Tuesday, September 13, 2011

A Day to Forget?

I’ve never believed or felt that the horrible events of September 11, 2001 changed the world: what happened that day changed our perception of the world, and our perception gave birth to a mentality that has ensnared our country in a trap beyond Osama bin Laden’s wildest dreams.

I never bought George W. Bush’s assertion that 9/11 happened because Muslim terrorists hated “our freedoms”; my reading of history and geopolitics told me that the policies of the United States angered some Muslims to the point of fanaticism.

I don’t personally know anyone who died or was directly affected by 9/11. I can imagine, however incompletely, the sense of shock and loss; I can imagine the fear and grief; on an intellectual level I can understand the desire for revenge. If my wife or child had died in one of the towers that day, if I had lost a friend or colleague, a brother or sister, I’m sure my feelings about 9/11 would be different.

As it is, when I think about 9/11 I tend to focus on the American response to what was essentially a crime – diabolical to be sure -- but still a crime. Instead of engaging the world’s police resources to solve the crime, we launched a war in Afghanistan that at first succeeded and then became a failure; Bush and Cheney, along with a craven Congress (and let’s not forget our disgraced national media), compounded that error by abruptly invading Iraq on the flimsiest of pretenses. Thousands of innocent people died in these invasions; hundreds are still dying.

Iraq is a fragile and corrupt state and Afghanistan is even worse.

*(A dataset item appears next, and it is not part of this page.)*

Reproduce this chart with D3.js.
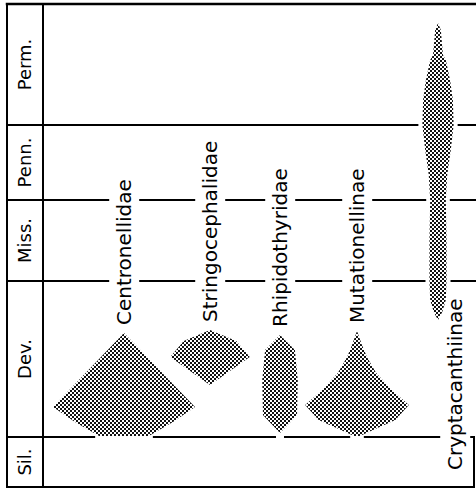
<!DOCTYPE html>
<html>
<head>
<meta charset="utf-8">
<script src="https://cdn.jsdelivr.net/npm/d3@7/dist/d3.min.js"></script>
<style>
  html, body { margin: 0; padding: 0; background: #fff; }
  svg { display: block; }
</style>
</head>
<body>
<div id="chart"></div>
<script>
// Geological periods, oldest first
const periods = ["Sil.", "Dev.", "Miss.", "Penn.", "Perm."];

// Families / subfamilies, in column order
const taxa = ["Centronellidae", "Stringocephalidae", "Rhipidothyridae", "Mutationellinae", "Cryptacanthiinae"];

// Spindle profiles: stratigraphic level (period units, 0 = base of the Silurian strip,
// 1 = base of the Devonian, ...) and relative diversity (half width), listed top to bottom
const centronellidaeLevels = [1.667, 1.192, 1.096, 1.006];
const centronellidaeWidths = [0, 10, 6.9, 3.5];

const stringocephalidaeLevels = [1.686, 1.615, 1.513, 1.423, 1.333];
const stringocephalidaeWidths = [0, 3.7, 5.6, 2.8, 0];

const rhipidothyridaeLevels = [1.654, 1.558, 1.365, 1.141, 1.026];
const rhipidothyridaeWidths = [0, 2.1, 2.5, 2.4, 0];

const mutationellinaeLevels = [1.679, 1.590, 1.513, 1.410, 1.301, 1.205, 1.109, 1.006];
const mutationellinaeWidths = [0, 0.7, 1.4, 2.7, 4.9, 7.3, 5.4, 0.4];

const cryptacanthiinaeLevels = [4.843, 4.785, 4.579, 4.537, 4.372, 4.207, 4.0, 3.667, 3.333, 3.0, 2.506, 2.0, 1.878, 1.801, 1.750];
const cryptacanthiinaeWidths = [0, 0.4, 0.7, 1.1, 1.7, 2.1, 2.2, 1.8, 1.3, 1.1, 1.2, 1.2, 1.1, 0.6, 0];

const profiles = [
  { levels: centronellidaeLevels, widths: centronellidaeWidths },
  { levels: stringocephalidaeLevels, widths: stringocephalidaeWidths },
  { levels: rhipidothyridaeLevels, widths: rhipidothyridaeWidths },
  { levels: mutationellinaeLevels, widths: mutationellinaeWidths },
  { levels: cryptacanthiinaeLevels, widths: cryptacanthiinaeWidths }
];

const W = 476, H = 491;
const left = 7, divider = 43, right = 476, rightBorder = 474;

// Each period gets its own band height on the vertical axis
const y = d3.scaleLinear()
  .domain([0, 1, 2, 3, 4, 5])
  .range([487, 437, 281, 200, 125, 4]);

// Column centres of the spindles
const x = d3.scaleOrdinal()
  .domain(taxa)
  .range([124, 210, 280, 357, 438]);

// Relative diversity -> half width in pixels
const w = d3.scaleLinear().domain([0, 10]).range([0, 71]);

const svg = d3.select("#chart").append("svg")
  .attr("width", W).attr("height", H)
  .attr("viewBox", `0 0 ${W} ${H}`);

svg.append("rect").attr("width", W).attr("height", H).attr("fill", "#fff");

// Halftone screen used for the spindles: a pixel checker of 2px dots
const defs = svg.append("defs");
const pat = defs.append("pattern")
  .attr("id", "screen")
  .attr("patternUnits", "userSpaceOnUse")
  .attr("width", 4).attr("height", 4);
pat.append("rect").attr("width", 4).attr("height", 4).attr("fill", "#fff");
pat.append("rect").attr("x", 0).attr("y", 0).attr("width", 2).attr("height", 2).attr("fill", "#111").attr("shape-rendering", "crispEdges");
pat.append("rect").attr("x", 2).attr("y", 2).attr("width", 2).attr("height", 2).attr("fill", "#111").attr("shape-rendering", "crispEdges");

const fontFamily = "'DejaVu Sans', Verdana, sans-serif";

// Spindles
const spindles = taxa.map((name, i) => {
  const p = profiles[i];
  return { name, cx: x(name), pts: p.levels.map((lv, j) => ({ level: lv, hw: p.widths[j] })) };
});

spindles.forEach(s => {
  const area = d3.area()
    .y(d => y(d.level))
    .x0(d => s.cx - w(d.hw))
    .x1(d => s.cx + w(d.hw))
    .curve(d3.curveLinear);
  svg.append("path")
    .datum(s.pts)
    .attr("d", area)
    .attr("fill", "url(#screen)");
});

// Taxon labels: above the spindle, or beside its base when it runs up into the Permian
const labels = svg.append("g").attr("font-family", fontFamily).attr("font-size", 20).attr("fill", "#000");
const labelBoxes = [];
spindles.forEach(s => {
  const top = d3.max(s.pts, d => d.level);
  const beside = top > 4;
  const lx = beside ? s.cx + 17 : s.cx;
  const ly = beside ? y(0) - 17 : y(top) - 8;
  const t = labels.append("text")
    .attr("transform", `translate(${lx},${ly}) rotate(-90)`)
    .attr("dy", "0.36em")
    .text(s.name);
  const r = t.node().getBoundingClientRect();
  labelBoxes.push(r);
});

// Period labels in the left column
const periodG = svg.append("g").attr("font-family", fontFamily).attr("font-size", 18).attr("fill", "#000");
periods.forEach((p, i) => {
  const cy = (y(i) + y(i + 1)) / 2;
  periodG.append("text")
    .attr("transform", `translate(${(left + divider) / 2},${cy}) rotate(-90)`)
    .attr("text-anchor", "middle")
    .attr("dy", "0.36em")
    .text(p);
});

// Half width of a spindle at a given level (clamped to its range)
function halfWidthAt(s, level) {
  const pts = s.pts.slice().sort((a, b) => a.level - b.level);
  const lo = pts[0].level, hi = pts[pts.length - 1].level;
  const lv = Math.max(lo, Math.min(hi, level));
  for (let k = 0; k < pts.length - 1; k++) {
    const a = pts[k], b = pts[k + 1];
    if (lv >= a.level && lv <= b.level) {
      const t = b.level === a.level ? 0 : (lv - a.level) / (b.level - a.level);
      return a.hw + t * (b.hw - a.hw);
    }
  }
  return 0;
}

// Split a horizontal line around the gaps left for labels and spindles
function segments(x0, x1, gaps) {
  gaps.sort((a, b) => a[0] - b[0]);
  const out = [];
  let cur = x0;
  gaps.forEach(([a, b]) => {
    if (a > cur) out.push([cur, Math.min(a, x1)]);
    cur = Math.max(cur, b);
  });
  if (cur < x1) out.push([cur, x1]);
  return out;
}

const frame = svg.append("g").attr("stroke", "#000").attr("fill", "none").attr("stroke-linecap", "square");

// Period boundaries
[1, 2, 3, 4].forEach(b => {
  const yy = y(b);
  const gaps = [];
  labelBoxes.forEach(r => {
    if (yy >= r.top - 2 && yy <= r.bottom + 2) gaps.push([r.left - 4, r.right + 4]);
  });
  spindles.forEach(s => {
    const hi = d3.max(s.pts, d => d.level), lo = d3.min(s.pts, d => d.level);
    const yTop = y(hi) - 5, yBot = y(lo) + 5;
    if (yy >= yTop && yy <= yBot) {
      const hw = w(halfWidthAt(s, b));
      gaps.push([s.cx - hw - 5, s.cx + hw + 5]);
    }
  });
  const x1 = b === 1 ? rightBorder : right;
  segments(left, x1, gaps).forEach(([a, c]) => {
    frame.append("line")
      .attr("x1", a).attr("x2", c)
      .attr("y1", yy).attr("y2", yy)
      .attr("stroke-width", 2);
  });
});

// Outer frame and the period column divider
frame.append("line").attr("x1", left).attr("x2", right).attr("y1", y(5)).attr("y2", y(5)).attr("stroke-width", 2.5);
frame.append("line").attr("x1", left).attr("x2", left).attr("y1", y(5)).attr("y2", y(0)).attr("stroke-width", 2);
frame.append("line").attr("x1", divider).attr("x2", divider).attr("y1", y(5)).attr("y2", y(0)).attr("stroke-width", 2);
frame.append("line").attr("x1", left).attr("x2", rightBorder).attr("y1", y(0)).attr("y2", y(0)).attr("stroke-width", 2);
frame.append("line").attr("x1", rightBorder).attr("x2", rightBorder).attr("y1", y(1)).attr("y2", y(0)).attr("stroke-width", 2);
</script>
</body>
</html>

In between the wars, our hysterical political leadership behaved according to the script penned by Osama bin Laden and enacted the Patriot Act – a monumental assault on the civil liberties that set America apart from other nations.

The Patriot Act and the Department of Homeland Security it spawned still frighten me more than a hundred Osama bin Laden’s.

And while I appreciate the heroism of policemen and firefighters and EMT’s, and respect the bravery and compassion of ordinary people suddenly caught in an extraordinary event, I find endless memorials to them unsettling, in the same way I find endless references to our “brave men and women in uniform” unsettling. In my case, repetition of this message distracts and detracts. Yes, some members of our armed forces are brave and heroic and believe that what they’re doing protects America, but to hang the hero label on all of them is like saying that all public school teachers love kids.

We can’t let 9/11 go even after a decade of war and mourning, a decade of looking over our shoulder and around corners for humorless men in turbans, a decade of security scans and pat downs and warning messages boomed over loudspeakers, a decade of cowboy rhetoric.

We can’t forget and we can’t heal. We’ve locked ourselves into a war that can’t be won or brought to a close. And if we are any safer today than we were on 9/10/01, it’s only marginally so.

1 comment:

Stephen Kriz said...

I agree. Bin Laden didn't attack us because of our "freedoms". He attacked us because (1) America's tendency to invade and occupy Muslim countries, and (2) our unqualified support of Israel, as they oppress and slaughter Palestinians. Also, unlike the "Truther" wackadoos, I think the Bush Administration was grossly negligent in ignoring the multiple warnings they received, prior to the tragedy. I believe the evidence shows 9-11 was a preventable tragedy.